Commonplaces

Categories: ToTM, Books, Creativity, Religion

A couple weeks ago I bought a beautiful new softcover ruled Moleskine, and wow, I love them. With this one I’ve started writing down quotes and passages — making it a commonplace book — and I’ve got a couple I recently came across and really like. (Seriously, this is a great way to come up with stuff to blog about. I just make sure I copy stuff into it as I read, and then I don’t have to go looking for it when I want to blog. It’s all there in one small, beautiful, delicious-feeling book.)

One is from an interview McKinsey Quarterly recently did with Brad Bird of Pixar. Brad said, “The first step in achieving the impossible is believing that the impossible can be achieved. You don’t play it safe — you do something that scares you, that’s at the edge of your capabilities, where you might fail. That’s what gets you up in the morning.” Mmm.

The second is from Dennis Rasmussen’s book The Lord’s Question, page 88: “Men can become unable to tell a want from a need. There are forces in this civilization that for their own profit try to create wants and keep the desire for material things at fever pitch. Always they have something new to offer. They seek to maintain in people a continual state of discontent, and utter inability to be happy.”
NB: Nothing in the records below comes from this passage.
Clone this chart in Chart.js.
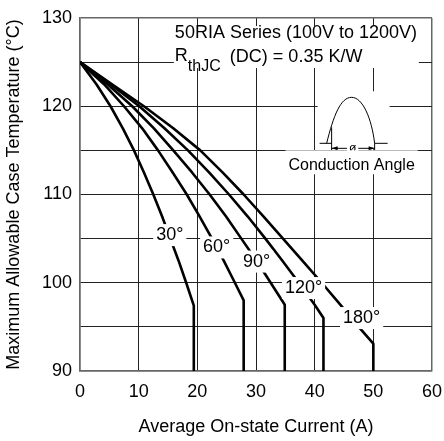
<!DOCTYPE html>
<html>
<head>
<meta charset="utf-8">
<script src="https://cdn.jsdelivr.net/npm/chart.js@4.4.1/dist/chart.umd.min.js"></script>
<style>
  html, body { margin: 0; padding: 0; background: #fff; }
  #wrap { width: 444px; height: 441px; }
</style>
</head>
<body>
<div id="wrap"><canvas id="caseTempChart" width="444" height="441"></canvas></div>
<script>
// curves: current (A) vs max case temperature (°C)
const angleLabels = ['30°', '60°', '90°', '120°', '180°'];

const amps30 = [0, 2.8, 5.2, 7.3, 9.2, 10.9, 12.5, 14.0, 15.4, 16.8, 18.1, 19.4, 19.4];
const temps30 = [125, 122.5, 120, 117.5, 115, 112.5, 110, 107.5, 105, 102.5, 100, 97.4, 90];

const amps60 = [0, 4.1, 7.5, 10.6, 13.3, 15.8, 18.2, 20.4, 22.5, 24.5, 26.4, 27.9, 27.9];
const temps60 = [125, 122.5, 120, 117.5, 115, 112.5, 110, 107.5, 105, 102.5, 100, 98.0, 90];

const amps90 = [0, 4.7, 8.9, 12.6, 15.9, 19.1, 22.1, 24.9, 27.5, 30.1, 32.5, 34.9, 34.9];
const temps90 = [125, 122.5, 120, 117.5, 115, 112.5, 110, 107.5, 105, 102.5, 100, 97.5, 90];

const amps120 = [0, 5.2, 10.1, 14.4, 18.4, 22.0, 25.4, 28.6, 31.6, 34.5, 37.3, 40.0, 41.5, 41.5];
const temps120 = [125, 122.5, 120, 117.5, 115, 112.5, 110, 107.5, 105, 102.5, 100, 97.5, 96.0, 90];

const amps180 = [0, 5.4, 10.9, 15.9, 20.5, 24.3, 27.9, 31.3, 34.6, 37.9, 41.2, 44.4, 47.5, 50.0, 50.0];
const temps180 = [125, 122.5, 120, 117.5, 115, 112.5, 110, 107.5, 105, 102.5, 100, 97.5, 95, 93.1, 90];

const xTickLabels = [0, 10, 20, 30, 40, 50, 60];
const yTickLabels = [90, 100, 110, 120, 130];

// where each angle caption sits on its curve (A, °C)
const captionAmps = [15.3, 23.3, 30.1, 38.1, 48.0];
const captionTemps = [105.4, 104.0, 102.4, 99.4, 96.0];

const FONT = '"Liberation Sans", Arial, sans-serif';

const curves = [
  [amps30, temps30],
  [amps60, temps60],
  [amps90, temps90],
  [amps120, temps120],
  [amps180, temps180],
];

const datasets = curves.map(([amps, temps], i) => ({
  label: angleLabels[i],
  data: amps.map((a, k) => ({ x: a, y: temps[k] })),
  borderColor: '#000',
  borderWidth: 2.6,
  borderJoinStyle: 'round',
  pointRadius: 0,
  showLine: true,
  tension: 0,
  fill: false,
}));

function whiteBox(ctx, x, y, w, h) {
  ctx.fillStyle = '#fff';
  ctx.fillRect(x, y, w, h);
}

const overlayPlugin = {
  id: 'overlay',
  afterDatasetsDraw(chart) {
    const { ctx } = chart;
    const xs = chart.scales.x;
    const ys = chart.scales.y;
    ctx.save();

    // angle captions on the curves
    ctx.font = '18px ' + FONT;
    ctx.textAlign = 'center';
    ctx.textBaseline = 'middle';
    angleLabels.forEach((txt, i) => {
      const px = xs.getPixelForValue(captionAmps[i]);
      const py = ys.getPixelForValue(captionTemps[i]);
      const w = ctx.measureText(txt).width;
      whiteBox(ctx, px - w / 2 - 3, py - 11, w + 6, 22);
      ctx.fillStyle = '#000';
      ctx.fillText(txt, px, py);
    });

    // header text block
    const hx = xs.getPixelForValue(16);
    const hy = ys.getPixelForValue(127.5);
    whiteBox(ctx, hx, hy - 14, 245, 42);
    ctx.fillStyle = '#000';
    ctx.textAlign = 'left';
    ctx.textBaseline = 'alphabetic';
    ctx.font = '18px ' + FONT;
    ctx.fillText('50RIA Series (100V to 1200V)', hx + 1, hy - 2);
    ctx.fillText('R', hx + 1, hy + 21);
    ctx.font = '16px ' + FONT;
    ctx.fillText('thJC', hx + 14, hy + 31);
    ctx.font = '18px ' + FONT;
    ctx.fillText('(DC) = 0.35 K/W', hx + 56, hy + 22);

    // conduction angle inset
    const cx = xs.getPixelForValue(46.3);
    const base = ys.getPixelForValue(115.8);
    whiteBox(ctx, cx - 34, base - 52, 72, 58);
    ctx.strokeStyle = '#000';
    ctx.lineWidth = 1;
    ctx.beginPath();
    ctx.moveTo(cx - 25, base);
    ctx.bezierCurveTo(cx - 18, base - 28, cx - 11, base - 46, cx, base - 46);
    ctx.bezierCurveTo(cx + 11, base - 46, cx + 20, base - 25, cx + 23, base);
    ctx.stroke();
    ctx.beginPath();
    ctx.moveTo(cx - 32, base); ctx.lineTo(cx - 20, base);
    ctx.moveTo(cx + 23, base); ctx.lineTo(cx + 36, base);
    ctx.moveTo(cx - 20, base - 16); ctx.lineTo(cx - 20, base + 8);
    ctx.moveTo(cx + 23, base); ctx.lineTo(cx + 23, base + 8);
    ctx.moveTo(cx - 20, base + 5); ctx.lineTo(cx + 23, base + 5);
    ctx.stroke();
    // arrow heads
    ctx.fillStyle = '#000';
    ctx.beginPath();
    ctx.moveTo(cx - 20, base + 5); ctx.lineTo(cx - 14, base + 3); ctx.lineTo(cx - 14, base + 7); ctx.closePath();
    ctx.moveTo(cx + 23, base + 5); ctx.lineTo(cx + 17, base + 3); ctx.lineTo(cx + 17, base + 7); ctx.closePath();
    ctx.fill();
    ctx.font = '12px ' + FONT;
    ctx.textAlign = 'center';
    ctx.textBaseline = 'middle';
    const ow = ctx.measureText('ø').width;
    whiteBox(ctx, cx + 1 - ow / 2 - 2, base, ow + 4, 10);
    ctx.fillStyle = '#000';
    ctx.fillText('ø', cx + 1, base + 5);

    ctx.font = '16px ' + FONT;
    const cw = ctx.measureText('Conduction Angle').width;
    whiteBox(ctx, cx - cw / 2 - 3, base + 7, cw + 6, 24);
    ctx.fillStyle = '#000';
    ctx.textBaseline = 'alphabetic';
    ctx.fillText('Conduction Angle', cx, base + 27);

    ctx.restore();
  },
};

const edgeOr = (edges, edgeVal, innerVal) => (c) =>
  edges.includes(c.tick.value) ? edgeVal : innerVal;

new Chart(document.getElementById('caseTempChart'), {
  type: 'scatter',
  data: { datasets },
  options: {
    responsive: false,
    animation: false,
    layout: { padding: { top: 18, right: 12, left: 0, bottom: 0 } },
    plugins: {
      legend: { display: false },
      tooltip: { enabled: false },
    },
    scales: {
      x: {
        type: 'linear',
        min: xTickLabels[0],
        max: xTickLabels[xTickLabels.length - 1],
        afterBuildTicks: (s) => { s.ticks = xTickLabels.map((v) => ({ value: v })); },
        afterFit: (s) => { s.height = 70; s.paddingLeft = 0; s.paddingRight = 0; },
        ticks: {
          padding: 10,
          color: '#000',
          autoSkip: false,
          maxRotation: 0,
          font: { family: FONT, size: 18 },
        },
        grid: {
          drawTicks: false,
          color: edgeOr([0, 60], '#666', '#222'),
          lineWidth: edgeOr([0, 60], 1.5, 1),
        },
        border: { color: '#666', width: 1.5 },
        title: {
          display: true,
          text: 'Average On-state Current (A)',
          color: '#000',
          font: { family: FONT, size: 18 },
          padding: { top: 0, bottom: 3 },
        },
      },
      y: {
        type: 'linear',
        min: yTickLabels[0],
        max: yTickLabels[yTickLabels.length - 1],
        ticks: {
          stepSize: 5,
          padding: 8,
          color: '#000',
          font: { family: FONT, size: 18 },
          callback: (v) => (yTickLabels.includes(v) ? String(v) : ''),
        },
        afterFit: (s) => { s.width = 80; s.paddingTop = 0; s.paddingBottom = 0; },
        grid: {
          drawTicks: false,
          color: edgeOr([90, 130], '#666', '#222'),
          lineWidth: edgeOr([90, 130], 1.5, 1),
        },
        border: { color: '#666', width: 1.5 },
        title: {
          display: true,
          text: 'Maximum Allowable Case Temperature (°C)',
          color: '#000',
          font: { family: FONT, size: 18 },
          padding: { top: 3, bottom: 0 },
        },
      },
    },
  },
  plugins: [overlayPlugin],
});
</script>
</body>
</html>
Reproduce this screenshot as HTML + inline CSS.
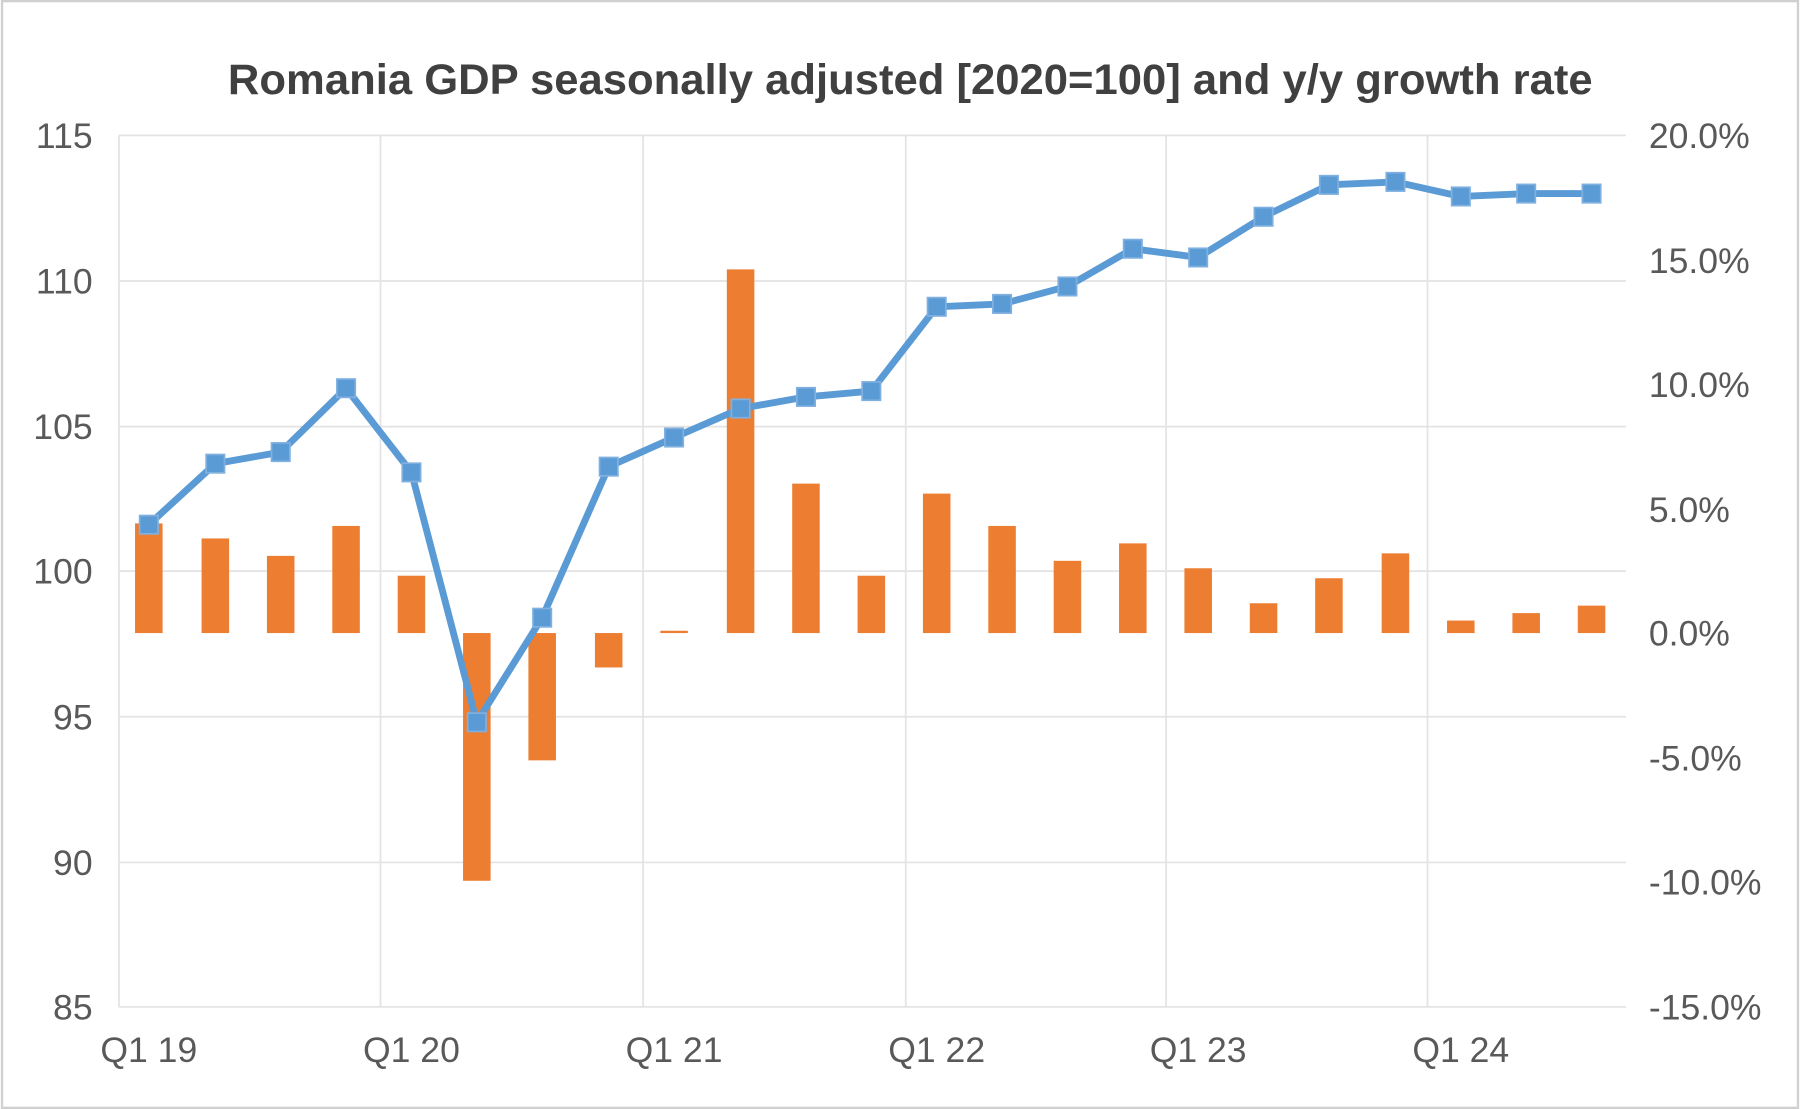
<!DOCTYPE html>
<html><head><meta charset="utf-8"><style>
html,body{margin:0;padding:0;background:#fff;}
svg{display:block;}
text{font-family:"Liberation Sans",Arial,sans-serif;}
</style></head><body>
<svg width="1800" height="1109" viewBox="0 0 1568 967" xmlns="http://www.w3.org/2000/svg">
<rect x="1" y="1" width="1566" height="965" fill="#fff" stroke="#d0d0d0" stroke-width="2"/>
<text x="793" y="82" text-anchor="middle" font-size="37" font-weight="bold" fill="#404040" textLength="1190" lengthAdjust="spacingAndGlyphs">Romania GDP seasonally adjusted [2020=100] and y/y growth rate</text>
<g stroke="#e3e3e3" stroke-width="1.5">
<line x1="103" y1="118" x2="1417" y2="118"/><line x1="103" y1="245" x2="1417" y2="245"/>
<line x1="103" y1="372" x2="1417" y2="372"/><line x1="103" y1="498" x2="1417" y2="498"/>
<line x1="103" y1="625" x2="1417" y2="625"/><line x1="103" y1="752" x2="1417" y2="752"/>
<line x1="103" y1="878" x2="1417" y2="878"/>
<line x1="103" y1="118" x2="103" y2="878"/><line x1="331" y1="118" x2="331" y2="878"/>
<line x1="560" y1="118" x2="560" y2="878"/><line x1="789" y1="118" x2="789" y2="878"/>
<line x1="1016" y1="118" x2="1016" y2="878"/><line x1="1244" y1="118" x2="1244" y2="878"/>
</g>
<g font-size="31" fill="#595959" text-anchor="end">
<text x="80" y="129">115</text><text x="80" y="256">110</text><text x="80" y="383">105</text>
<text x="80" y="509">100</text><text x="80" y="636">95</text><text x="80" y="763">90</text><text x="80" y="889">85</text>
</g>
<g font-size="31" fill="#595959" text-anchor="start">
<text x="1437" y="129">20.0%</text><text x="1437" y="238">15.0%</text><text x="1437" y="346">10.0%</text>
<text x="1437" y="455">5.0%</text><text x="1437" y="563">0.0%</text><text x="1437" y="672">-5.0%</text>
<text x="1437" y="780">-10.0%</text><text x="1437" y="889">-15.0%</text>
</g>
<g font-size="31" fill="#595959" text-anchor="middle">
<text x="129" y="926">Q1 19</text><text x="358" y="926">Q1 20</text><text x="587" y="926">Q1 21</text>
<text x="816" y="926">Q1 22</text><text x="1044" y="926">Q1 23</text><text x="1273" y="926">Q1 24</text>
</g>
<g fill="#ED7D31">
<rect x="117" y="456.4" width="24" height="95.6"/>
<rect x="175" y="469.5" width="24" height="82.5"/>
<rect x="232" y="484.7" width="24" height="67.3"/>
<rect x="289" y="458.6" width="24" height="93.4"/>
<rect x="346" y="502" width="24" height="50"/>
<rect x="403" y="552" width="24" height="216"/>
<rect x="460" y="552" width="24" height="111"/>
<rect x="518" y="552" width="24" height="30"/>
<rect x="575" y="550" width="24" height="2"/>
<rect x="633" y="234.9" width="24" height="317.1"/>
<rect x="690" y="421.7" width="24" height="130.3"/>
<rect x="747" y="502" width="24" height="50"/>
<rect x="804" y="430.4" width="24" height="121.6"/>
<rect x="861" y="458.6" width="24" height="93.4"/>
<rect x="918" y="489" width="24" height="63"/>
<rect x="975" y="473.8" width="24" height="78.2"/>
<rect x="1032" y="495.5" width="24" height="56.5"/>
<rect x="1089" y="526" width="24" height="26"/>
<rect x="1146" y="504.2" width="24" height="47.8"/>
<rect x="1204" y="482.5" width="24" height="69.5"/>
<rect x="1261" y="541.1" width="24" height="10.9"/>
<rect x="1318" y="534.6" width="24" height="17.4"/>
<rect x="1375" y="528.1" width="24" height="23.9"/>
</g>
<polyline fill="none" stroke="#5B9BD5" stroke-width="6" stroke-linejoin="round" points="129,457.5 187,404.3 244,394.2 301,338.5 358,411.9 415,629.8 472,538.6 530,406.9 587,381.5 645,356.2 702,346.1 759,341 816,267.5 873,265 930,249.8 987,216.9 1044,224.5 1101,189 1158,161.2 1216,158.6 1273,171.3 1330,168.8 1387,168.8"/>
<g fill="#5B9BD5" stroke="#7fb0e0" stroke-width="1.5">
<rect x="121" y="449.5" width="16" height="16"/>
<rect x="179" y="396.3" width="16" height="16"/>
<rect x="236" y="386.2" width="16" height="16"/>
<rect x="293" y="330.5" width="16" height="16"/>
<rect x="350" y="403.9" width="16" height="16"/>
<rect x="407" y="621.8" width="16" height="16"/>
<rect x="464" y="530.6" width="16" height="16"/>
<rect x="522" y="398.9" width="16" height="16"/>
<rect x="579" y="373.5" width="16" height="16"/>
<rect x="637" y="348.2" width="16" height="16"/>
<rect x="694" y="338.1" width="16" height="16"/>
<rect x="751" y="333" width="16" height="16"/>
<rect x="808" y="259.5" width="16" height="16"/>
<rect x="865" y="257" width="16" height="16"/>
<rect x="922" y="241.8" width="16" height="16"/>
<rect x="979" y="208.9" width="16" height="16"/>
<rect x="1036" y="216.5" width="16" height="16"/>
<rect x="1093" y="181" width="16" height="16"/>
<rect x="1150" y="153.2" width="16" height="16"/>
<rect x="1208" y="150.6" width="16" height="16"/>
<rect x="1265" y="163.3" width="16" height="16"/>
<rect x="1322" y="160.8" width="16" height="16"/>
<rect x="1379" y="160.8" width="16" height="16"/>
</g>
</svg>
</body></html>
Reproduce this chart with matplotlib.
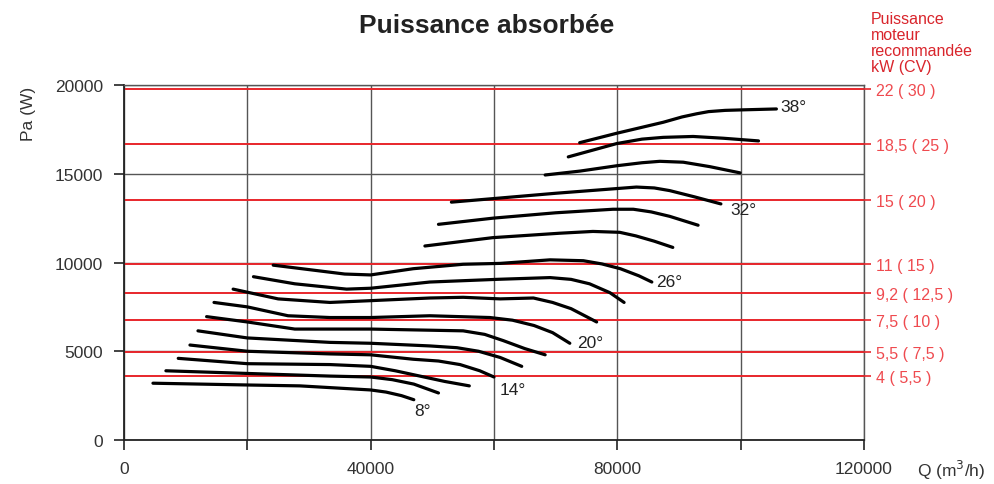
import matplotlib
matplotlib.use("Agg")
import matplotlib.pyplot as plt

plt.rcParams['font.family'] = ['Liberation Sans', 'DejaVu Sans']

# Absorbed power curves Pa (W) vs air flow Q (m3/h), one per blade angle step
q1 = [4700, 20000, 28500, 36000, 40000, 42500, 45000, 47000]
p1 = [3200, 3100, 3050, 2900, 2820, 2700, 2500, 2270]
q2 = [6800, 20000, 33500, 40000, 43500, 47000, 51000]
p2 = [3900, 3750, 3600, 3550, 3400, 3150, 2650]
q3 = [8800, 20000, 33400, 40000, 44000, 48000, 52000, 56000]
p3 = [4600, 4300, 4250, 4150, 3900, 3600, 3300, 3050]
q4 = [10700, 20000, 33400, 40000, 46900, 51000, 54500, 57700, 60000]
p4 = [5350, 5000, 4850, 4800, 4550, 4450, 4250, 3900, 3550]
q5 = [12000, 20000, 33400, 40000, 49600, 54000, 57500, 61000, 64500]
p5 = [6150, 5750, 5500, 5450, 5300, 5200, 5000, 4650, 4150]
q6 = [13400, 20000, 27700, 33400, 40000, 55000, 58500, 61500, 65000, 68300]
p6 = [6950, 6650, 6250, 6250, 6250, 6150, 5950, 5600, 5150, 4800]
q7 = [14600, 20000, 26600, 33400, 40000, 49600, 59350, 63000, 66500, 69500, 72300]
p7 = [7750, 7500, 7000, 6900, 6900, 7000, 6900, 6750, 6450, 6050, 5450]
q8 = [17700, 25000, 33400, 40000, 49600, 55000, 61000, 66400, 69500, 72500, 75000, 76650]
p8 = [8500, 7950, 7750, 7850, 8000, 8040, 7950, 8000, 7750, 7400, 6950, 6650]
q9 = [21000, 27700, 36100, 40000, 49600, 60400, 69100, 72500, 75500, 78800, 81100]
p9 = [9200, 8800, 8500, 8550, 8900, 9050, 9150, 9050, 8800, 8300, 7750]
q10 = [24200, 35800, 40000, 46900, 55000, 61000, 69100, 74500, 77500, 80500, 83500, 85600]
p10 = [9850, 9350, 9300, 9650, 9900, 9950, 10150, 10100, 9920, 9650, 9250, 8900]
q11 = [48800, 59800, 70700, 76050, 80400, 83000, 86000, 89000]
p11 = [10930, 11400, 11650, 11750, 11700, 11500, 11200, 10850]
q12 = [51000, 59900, 70000, 79300, 82600, 85500, 88500, 93100]
p12 = [12150, 12500, 12800, 13000, 13000, 12850, 12600, 12100]
q13 = [53100, 59900, 70000, 79350, 83100, 86000, 88500, 92500, 96800]
p13 = [13400, 13600, 13900, 14150, 14250, 14200, 14050, 13700, 13300]
q14 = [68300, 73950, 79900, 84000, 86900, 90700, 95000, 99900]
p14 = [14930, 15150, 15450, 15620, 15700, 15650, 15400, 15050]
q15 = [72050, 79900, 84000, 87450, 92300, 97200, 102900]
p15 = [15950, 16700, 16950, 17050, 17100, 17000, 16850]
q16 = [73900, 79900, 87450, 90500, 92900, 94800, 97500, 100400, 105800]
p16 = [16750, 17280, 17900, 18200, 18380, 18500, 18570, 18600, 18650]

curves = [(q1, p1), (q2, p2), (q3, p3), (q4, p4), (q5, p5), (q6, p6),
          (q7, p7), (q8, p8), (q9, p9), (q10, p10), (q11, p11), (q12, p12),
          (q13, p13), (q14, p14), (q15, p15), (q16, p16)]

# Blade angle labels, attached to the end of a curve
angle_labels = ["8°", "14°", "20°", "26°", "32°", "38°"]
angle_curve_index = [0, 3, 6, 9, 12, 15]
angle_offsets = [(9, -11), (19, -13), (20, 1), (17, 1), (23, -6), (17, 2)]

# Recommended motor power: kW (CV); drawn at 90 % of nominal power
motor_kw = [4, 5.5, 7.5, 9.2, 11, 15, 18.5, 22]
motor_cv = ["5,5", "7,5", "10", "12,5", "15", "20", "25", "30"]
motor_eff = 0.9

x_ticks = [0, 20000, 40000, 60000, 80000, 100000, 120000]
x_ticklabels = ["0", "", "40000", "", "80000", "", "120000"]
y_ticks = [0, 5000, 10000, 15000, 20000]

RED = "#e8262b"
RED_TXT = "#ef4a4f"
GRID = "#555555"
TXT = "#333333"

fig = plt.figure(figsize=(9.95, 4.85), dpi=100)
ax = fig.add_axes([0.1246, 0.0907, 0.7437, 0.732])
ax.set_xlim(0, 120000)
ax.set_ylim(0, 20000)

ax.set_xticks(x_ticks)
ax.set_xticklabels(x_ticklabels)
ax.set_yticks(y_ticks)
ax.tick_params(axis='both', direction='out', length=7, width=1.2, color="#222222",
               labelsize=12.5, labelcolor=TXT, pad=8)
ax.grid(True, color=GRID, linewidth=1.0)
for side in ["left", "bottom"]:
    ax.spines[side].set_color("#222222")
    ax.spines[side].set_linewidth(1.3)
for side in ["top", "right"]:
    ax.spines[side].set_color(GRID)
    ax.spines[side].set_linewidth(1.0)

motor_w = [k * 1000 * motor_eff for k in motor_kw]
for w in motor_w:
    ax.axhline(w, color=RED, linewidth=1.4, zorder=2)

for q, p in curves:
    ax.plot(q, p, color="black", linewidth=2.3, solid_capstyle="round",
            solid_joinstyle="round", zorder=3)

for lab, idx, off in zip(angle_labels, angle_curve_index, angle_offsets):
    q, p = curves[idx]
    ax.annotate(lab, xy=(q[-1], p[-1]), xytext=off, textcoords="offset pixels",
                ha="center", va="center", fontsize=12.5, color="#222222")

# Right-hand scale with motor power labels
ax2 = ax.twinx()
ax2.set_ylim(ax.get_ylim())
ax2.set_yticks(motor_w)
ax2.set_yticklabels([f"{str(k).replace('.', ',')} ( {cv} )" for k, cv in zip(motor_kw, motor_cv)])
ax2.tick_params(axis='y', direction='out', length=5, width=1.2, color=RED,
                labelsize=11.5, labelcolor=RED_TXT, pad=4)
for s in ax2.spines.values():
    s.set_visible(False)

fig.text(0.875, 0.975, "Puissance\nmoteur\nrecommandée\nkW (CV)", ha="left", va="top",
         fontsize=11.5, color="#d9252c", linespacing=1.08)

fig.text(0.4895, 0.946, "Puissance absorbée", ha="center", va="center",
         fontsize=19, fontweight="bold", color="#222222")

fig.text(0.029, 0.82, "Pa (W)", rotation=90, ha="center", va="top",
         fontsize=12.5, color=TXT)
fig.text(0.922, 0.031, "Q (m$^3$/h)", ha="left", va="center",
         fontsize=12.5, color=TXT)

fig.savefig("out.png", dpi=100)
P.S. Sorry about the comments being whacked out on here the last few days. I made a change to the theme and it was working fine on my home computer, but when I checked it from a lab computer here on campus, all the comments on each post were conflated into a single typographic blob. It looked kind of cool but was rather hard to read. :) Anyway, it’s fixed now.

 

Comments

 
1. George

Great post. I actually do this myself- take down thoughts I have and quotes etc. I have filled 2 moleskins before and on my third one I got to thinking. Even though it’s fun and convenient (kept it in my backpack), it took great pains to search through each page for a quote I wanted and by the time you get to your second or third commonplace book you forget what you wrote down in your first one! That’s why I’ve copied my thoughts to a COMPUTER page- won’t get lost (backup files), always legible, able to go back and add more after the fact, and very searchable (I use OneNote2007 and it’s fantastic).